Exercise directions: Write the data out again, character for character, with no images.

Information shown:
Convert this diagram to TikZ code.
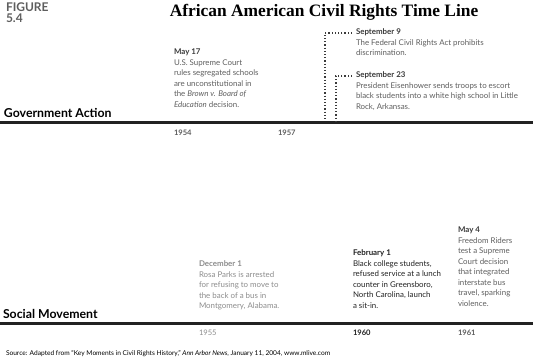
\documentclass[tikz,border=0pt]{standalone}
\usepackage{fontspec}
\setmainfont{Lato}
\newfontfamily\titlefont{Liberation Serif}
\usetikzlibrary{positioning}
\definecolor{rule}{HTML}{222222}
\definecolor{head}{HTML}{3a3a3a}
\definecolor{txtmid}{HTML}{5e5e5e}
\definecolor{txtlight}{HTML}{8c8c8c}
\begin{document}
\begin{tikzpicture}[x=1pt,y=-1pt,
    every node/.style={inner sep=0pt,outer sep=0pt},
    evt/.style={anchor=north west,align=left,font=\fontsize{7.9}{10.5}\selectfont},
    yr/.style={anchor=north west,font=\fontsize{7.6}{9}\selectfont\bfseries},
    side/.style={anchor=base west,font=\fontsize{12.3}{13}\selectfont\bfseries,text=black},
    dotline/.style={line width=1.2pt,dash pattern=on 1.2pt off 2pt,color=head}]
\useasboundingbox (0,0) rectangle (533,360);
% heading
\node[anchor=base west,align=left,text=txtmid,font=\fontsize{12}{11}\selectfont\bfseries] (fig) at (6,11) {FIGURE};
\node[anchor=base west,text=txtmid,font=\fontsize{12}{11}\selectfont\bfseries] (fignum) at (6,22) {5.4};
\node[anchor=base,font=\titlefont\fontsize{17.4}{18}\selectfont\bfseries] (title) at (324,16) {African American Civil Rights Time Line};
% the two time lines
\draw[rule,line width=3pt] (0,122) -- (533,122);
\draw[rule,line width=3pt] (0,323) -- (533,323);
\node[side] (gov) at (4,117) {Government Action};
\node[side] (soc) at (3,318) {Social Movement};
% government action
\node[evt,text=txtmid] (may17) at (174,49) {\textbf{\color{head}May 17}\\U.S. Supreme Court\\rules segregated schools\\are unconstitutional in\\the \emph{Brown v. Board of}\\\emph{Education} decision.};
\node[evt,text=txtmid] (sep9) at (356,29) {\textbf{\color{head}September 9}\\The Federal Civil Rights Act prohibits\\discrimination.};
\node[evt,text=txtmid] (sep23) at (356,72) {\textbf{\color{head}September 23}\\President Eisenhower sends troops to escort\\black students into a white high school in Little\\Rock, Arkansas.};
\node[yr,text=txtmid] (y1954) at (174,130) {1954};
\node[yr,text=txtmid] (y1957) at (278,130) {1957};
\coordinate (d9) at (352,33);
\coordinate (d23) at (352,76);
\coordinate (g9) at (325,121);
\coordinate (g23) at (336,121);
\draw[dotline] (d9) -| (g9);
\draw[dotline] (d23) -| (g23);
% social movement
\node[evt,text=txtlight] (dec1) at (199,261) {\textbf{December 1}\\Rosa Parks is arrested\\for refusing to move to\\the back of a bus in\\Montgomery, Alabama.};
\node[evt,text=rule] (feb1) at (353,250) {\textbf{February 1}\\Black college students,\\refused service at a lunch\\counter in Greensboro,\\North Carolina, launch\\a sit-in.};
\node[evt,text=txtmid] (may4) at (458,227) {\textbf{\color{head}May 4}\\Freedom Riders\\test a Supreme\\Court decision\\that integrated\\interstate bus\\travel, sparking\\violence.};
\node[yr,text=txtlight,font=\fontsize{7.6}{9}\selectfont] (y1955) at (199,330) {1955};
\node[yr,text=rule] (y1960) at (353,330) {1960};
\node[yr,text=txtmid] (y1961) at (458,330) {1961};
% source
\node[anchor=base west,font=\fontsize{6.6}{8}\selectfont] (src) at (6,355) {Source: Adapted from ``Key Moments in Civil Rights History,'' \emph{Ann Arbor News}, January 11, 2004, www.mlive.com};
\end{tikzpicture}
\end{document}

Reply to the exercise:
Convert this diagram to TikZ code.
\documentclass[tikz,border=0pt]{standalone}
\usepackage{fontspec}
\setmainfont{Lato}
\newfontfamily\titlefont{Liberation Serif}
\usetikzlibrary{positioning}
\definecolor{rule}{HTML}{222222}
\definecolor{head}{HTML}{3a3a3a}
\definecolor{txtmid}{HTML}{5e5e5e}
\definecolor{txtlight}{HTML}{8c8c8c}
\begin{document}
\begin{tikzpicture}[x=1pt,y=-1pt,
    every node/.style={inner sep=0pt,outer sep=0pt},
    evt/.style={anchor=north west,align=left,font=\fontsize{7.9}{10.5}\selectfont},
    yr/.style={anchor=north west,font=\fontsize{7.6}{9}\selectfont\bfseries},
    side/.style={anchor=base west,font=\fontsize{12.3}{13}\selectfont\bfseries,text=black},
    dotline/.style={line width=1.2pt,dash pattern=on 1.2pt off 2pt,color=head}]
\useasboundingbox (0,0) rectangle (533,360);
% heading
\node[anchor=base west,align=left,text=txtmid,font=\fontsize{12}{11}\selectfont\bfseries] (fig) at (6,11) {FIGURE};
\node[anchor=base west,text=txtmid,font=\fontsize{12}{11}\selectfont\bfseries] (fignum) at (6,22) {5.4};
\node[anchor=base,font=\titlefont\fontsize{17.4}{18}\selectfont\bfseries] (title) at (324,16) {African American Civil Rights Time Line};
% the two time lines
\draw[rule,line width=3pt] (0,122) -- (533,122);
\draw[rule,line width=3pt] (0,323) -- (533,323);
\node[side] (gov) at (4,117) {Government Action};
\node[side] (soc) at (3,318) {Social Movement};
% government action
\node[evt,text=txtmid] (may17) at (174,49) {\textbf{\color{head}May 17}\\U.S. Supreme Court\\rules segregated schools\\are unconstitutional in\\the \emph{Brown v. Board of}\\\emph{Education} decision.};
\node[evt,text=txtmid] (sep9) at (356,29) {\textbf{\color{head}September 9}\\The Federal Civil Rights Act prohibits\\discrimination.};
\node[evt,text=txtmid] (sep23) at (356,72) {\textbf{\color{head}September 23}\\President Eisenhower sends troops to escort\\black students into a white high school in Little\\Rock, Arkansas.};
\node[yr,text=txtmid] (y1954) at (174,130) {1954};
\node[yr,text=txtmid] (y1957) at (278,130) {1957};
\coordinate (d9) at (352,33);
\coordinate (d23) at (352,76);
\coordinate (g9) at (325,121);
\coordinate (g23) at (336,121);
\draw[dotline] (d9) -| (g9);
\draw[dotline] (d23) -| (g23);
% social movement
\node[evt,text=txtlight] (dec1) at (199,261) {\textbf{December 1}\\Rosa Parks is arrested\\for refusing to move to\\the back of a bus in\\Montgomery, Alabama.};
\node[evt,text=rule] (feb1) at (353,250) {\textbf{February 1}\\Black college students,\\refused service at a lunch\\counter in Greensboro,\\North Carolina, launch\\a sit-in.};
\node[evt,text=txtmid] (may4) at (458,227) {\textbf{\color{head}May 4}\\Freedom Riders\\test a Supreme\\Court decision\\that integrated\\interstate bus\\travel, sparking\\violence.};
\node[yr,text=txtlight,font=\fontsize{7.6}{9}\selectfont] (y1955) at (199,330) {1955};
\node[yr,text=rule] (y1960) at (353,330) {1960};
\node[yr,text=txtmid] (y1961) at (458,330) {1961};
% source
\node[anchor=base west,font=\fontsize{6.6}{8}\selectfont] (src) at (6,355) {Source: Adapted from ``Key Moments in Civil Rights History,'' \emph{Ann Arbor News}, January 11, 2004, www.mlive.com};
\end{tikzpicture}
\end{document}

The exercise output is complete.